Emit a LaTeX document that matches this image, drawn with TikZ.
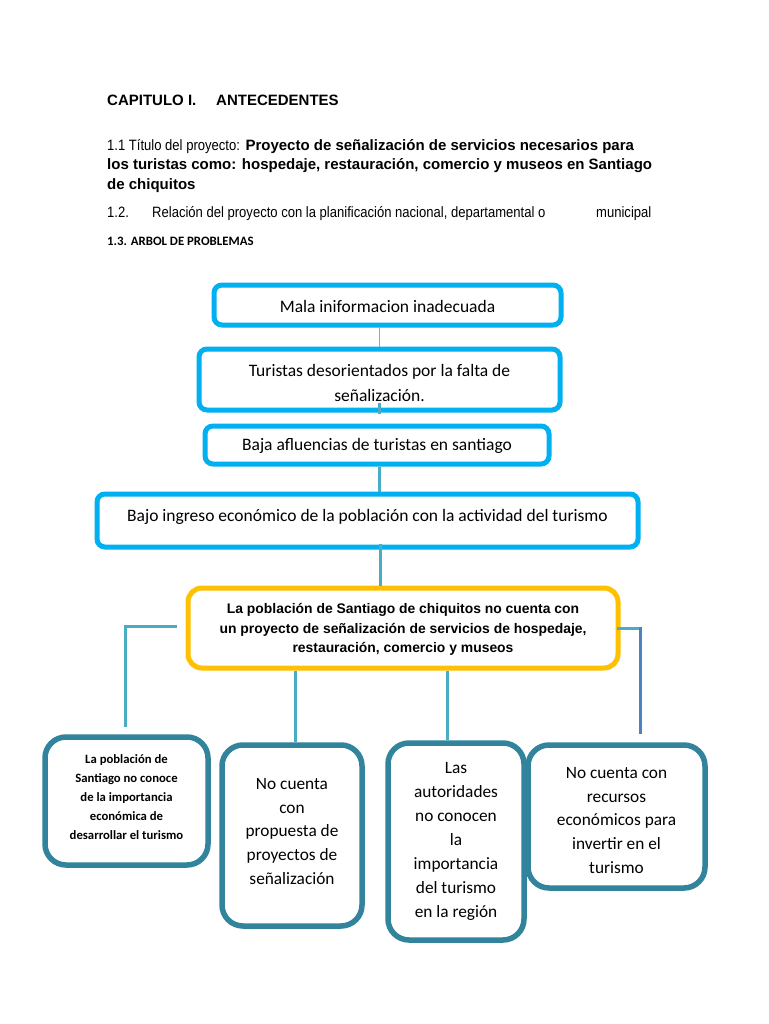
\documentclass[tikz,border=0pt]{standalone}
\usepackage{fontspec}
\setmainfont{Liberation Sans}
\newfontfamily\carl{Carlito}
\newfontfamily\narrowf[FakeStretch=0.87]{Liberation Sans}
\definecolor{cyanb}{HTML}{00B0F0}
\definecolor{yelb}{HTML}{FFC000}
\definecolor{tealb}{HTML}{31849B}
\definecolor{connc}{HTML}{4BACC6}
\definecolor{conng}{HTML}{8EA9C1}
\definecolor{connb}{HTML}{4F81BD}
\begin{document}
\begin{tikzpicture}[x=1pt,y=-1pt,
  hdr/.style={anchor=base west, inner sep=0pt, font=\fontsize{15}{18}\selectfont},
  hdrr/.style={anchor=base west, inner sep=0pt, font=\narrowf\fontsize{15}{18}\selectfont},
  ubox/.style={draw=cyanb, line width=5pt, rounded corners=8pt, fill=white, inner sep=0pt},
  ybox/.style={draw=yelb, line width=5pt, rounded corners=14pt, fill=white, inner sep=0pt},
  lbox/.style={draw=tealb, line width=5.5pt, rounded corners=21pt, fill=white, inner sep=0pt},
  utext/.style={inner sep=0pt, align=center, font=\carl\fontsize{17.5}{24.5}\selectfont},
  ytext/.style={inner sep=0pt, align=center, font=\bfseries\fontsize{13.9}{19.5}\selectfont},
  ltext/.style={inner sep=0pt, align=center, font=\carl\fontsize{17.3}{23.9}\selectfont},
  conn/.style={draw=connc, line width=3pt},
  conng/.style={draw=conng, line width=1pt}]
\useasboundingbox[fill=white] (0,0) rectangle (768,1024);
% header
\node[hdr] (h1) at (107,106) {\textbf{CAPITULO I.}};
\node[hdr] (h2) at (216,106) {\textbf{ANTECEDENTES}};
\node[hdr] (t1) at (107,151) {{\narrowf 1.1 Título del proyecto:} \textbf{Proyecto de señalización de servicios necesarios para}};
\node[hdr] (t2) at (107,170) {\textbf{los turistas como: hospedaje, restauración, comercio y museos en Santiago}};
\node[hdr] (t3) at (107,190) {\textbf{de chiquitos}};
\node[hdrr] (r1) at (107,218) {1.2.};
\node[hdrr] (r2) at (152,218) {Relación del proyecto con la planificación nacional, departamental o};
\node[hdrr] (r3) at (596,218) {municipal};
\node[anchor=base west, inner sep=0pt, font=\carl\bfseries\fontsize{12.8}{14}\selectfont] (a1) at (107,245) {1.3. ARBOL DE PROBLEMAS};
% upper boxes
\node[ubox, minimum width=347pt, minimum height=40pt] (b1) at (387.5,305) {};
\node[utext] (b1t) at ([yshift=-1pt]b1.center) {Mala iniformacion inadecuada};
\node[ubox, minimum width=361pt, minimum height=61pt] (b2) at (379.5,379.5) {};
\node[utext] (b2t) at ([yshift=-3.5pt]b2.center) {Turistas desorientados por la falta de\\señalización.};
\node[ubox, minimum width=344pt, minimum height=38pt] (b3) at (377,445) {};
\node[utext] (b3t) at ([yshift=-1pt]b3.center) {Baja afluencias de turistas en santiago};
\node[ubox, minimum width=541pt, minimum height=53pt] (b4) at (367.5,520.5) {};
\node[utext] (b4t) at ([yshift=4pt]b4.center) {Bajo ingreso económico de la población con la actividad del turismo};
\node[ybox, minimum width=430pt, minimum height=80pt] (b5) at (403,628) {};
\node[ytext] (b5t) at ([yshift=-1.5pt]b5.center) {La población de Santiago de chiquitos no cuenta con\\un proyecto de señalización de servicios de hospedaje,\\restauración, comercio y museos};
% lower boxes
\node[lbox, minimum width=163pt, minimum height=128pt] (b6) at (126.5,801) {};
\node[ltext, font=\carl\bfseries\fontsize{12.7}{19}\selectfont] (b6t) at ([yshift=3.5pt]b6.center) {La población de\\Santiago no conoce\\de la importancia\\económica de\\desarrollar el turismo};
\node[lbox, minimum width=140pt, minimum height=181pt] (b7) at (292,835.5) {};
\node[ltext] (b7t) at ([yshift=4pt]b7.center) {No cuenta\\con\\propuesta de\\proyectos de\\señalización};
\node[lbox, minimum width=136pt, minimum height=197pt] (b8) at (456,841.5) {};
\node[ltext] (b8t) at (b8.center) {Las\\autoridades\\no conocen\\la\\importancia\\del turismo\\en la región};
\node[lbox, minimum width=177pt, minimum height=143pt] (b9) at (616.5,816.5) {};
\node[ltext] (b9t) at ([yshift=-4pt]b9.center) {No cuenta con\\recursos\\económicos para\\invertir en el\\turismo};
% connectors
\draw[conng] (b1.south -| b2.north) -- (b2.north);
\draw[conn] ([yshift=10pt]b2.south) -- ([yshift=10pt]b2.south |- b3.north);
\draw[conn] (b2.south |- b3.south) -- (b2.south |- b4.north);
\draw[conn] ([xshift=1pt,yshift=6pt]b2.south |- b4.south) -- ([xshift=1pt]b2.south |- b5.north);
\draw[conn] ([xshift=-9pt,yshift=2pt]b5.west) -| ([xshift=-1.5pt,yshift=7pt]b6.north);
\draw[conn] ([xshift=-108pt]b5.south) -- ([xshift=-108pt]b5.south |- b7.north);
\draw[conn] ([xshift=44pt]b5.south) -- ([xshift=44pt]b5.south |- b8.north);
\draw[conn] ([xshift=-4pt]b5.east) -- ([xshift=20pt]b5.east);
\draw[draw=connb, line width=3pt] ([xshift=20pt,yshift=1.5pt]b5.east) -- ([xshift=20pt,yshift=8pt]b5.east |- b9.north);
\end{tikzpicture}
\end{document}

******************************

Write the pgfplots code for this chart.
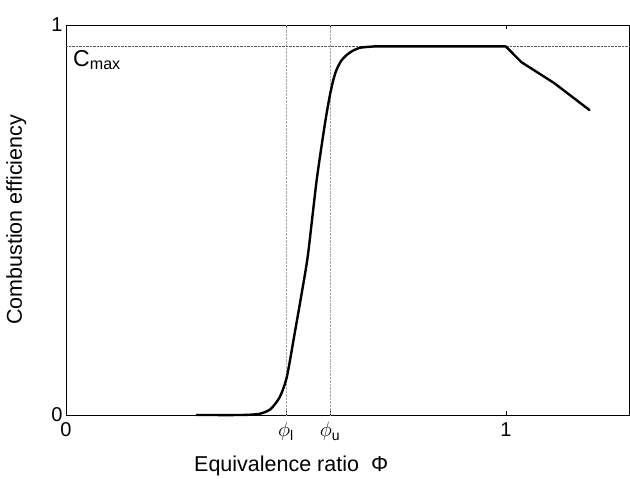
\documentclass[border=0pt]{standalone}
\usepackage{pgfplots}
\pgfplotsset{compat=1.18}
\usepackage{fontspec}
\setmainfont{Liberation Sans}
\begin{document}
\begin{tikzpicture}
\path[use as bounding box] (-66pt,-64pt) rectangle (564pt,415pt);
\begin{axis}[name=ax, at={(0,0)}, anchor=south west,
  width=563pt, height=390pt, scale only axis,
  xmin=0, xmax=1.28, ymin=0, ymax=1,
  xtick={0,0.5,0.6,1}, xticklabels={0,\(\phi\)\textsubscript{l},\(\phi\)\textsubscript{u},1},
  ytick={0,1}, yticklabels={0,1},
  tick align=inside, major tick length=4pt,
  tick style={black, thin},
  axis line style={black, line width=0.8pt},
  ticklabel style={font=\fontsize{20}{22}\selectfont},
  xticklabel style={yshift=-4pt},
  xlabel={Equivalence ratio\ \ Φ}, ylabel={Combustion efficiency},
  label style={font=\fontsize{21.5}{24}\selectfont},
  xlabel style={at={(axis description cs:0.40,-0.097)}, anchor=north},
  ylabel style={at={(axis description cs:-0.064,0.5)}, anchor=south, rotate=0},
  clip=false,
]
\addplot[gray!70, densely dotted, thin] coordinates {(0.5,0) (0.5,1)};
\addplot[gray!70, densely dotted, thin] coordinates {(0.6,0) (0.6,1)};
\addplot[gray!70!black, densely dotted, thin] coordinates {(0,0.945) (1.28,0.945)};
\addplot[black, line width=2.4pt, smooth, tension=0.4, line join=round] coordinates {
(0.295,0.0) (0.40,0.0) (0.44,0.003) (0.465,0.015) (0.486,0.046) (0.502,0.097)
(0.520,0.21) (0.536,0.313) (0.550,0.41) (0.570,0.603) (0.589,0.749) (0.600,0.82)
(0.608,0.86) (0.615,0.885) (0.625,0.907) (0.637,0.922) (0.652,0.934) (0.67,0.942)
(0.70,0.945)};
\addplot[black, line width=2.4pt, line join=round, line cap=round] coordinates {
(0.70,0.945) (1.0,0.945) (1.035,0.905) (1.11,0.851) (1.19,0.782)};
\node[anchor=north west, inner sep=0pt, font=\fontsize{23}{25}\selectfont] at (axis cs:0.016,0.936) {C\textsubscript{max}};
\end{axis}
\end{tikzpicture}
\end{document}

******************************

Exercise:
Identify and list each line with the word "this".

The response:
Emit a LaTeX document that matches this image, drawn with TikZ.
Write the pgfplots code for this chart.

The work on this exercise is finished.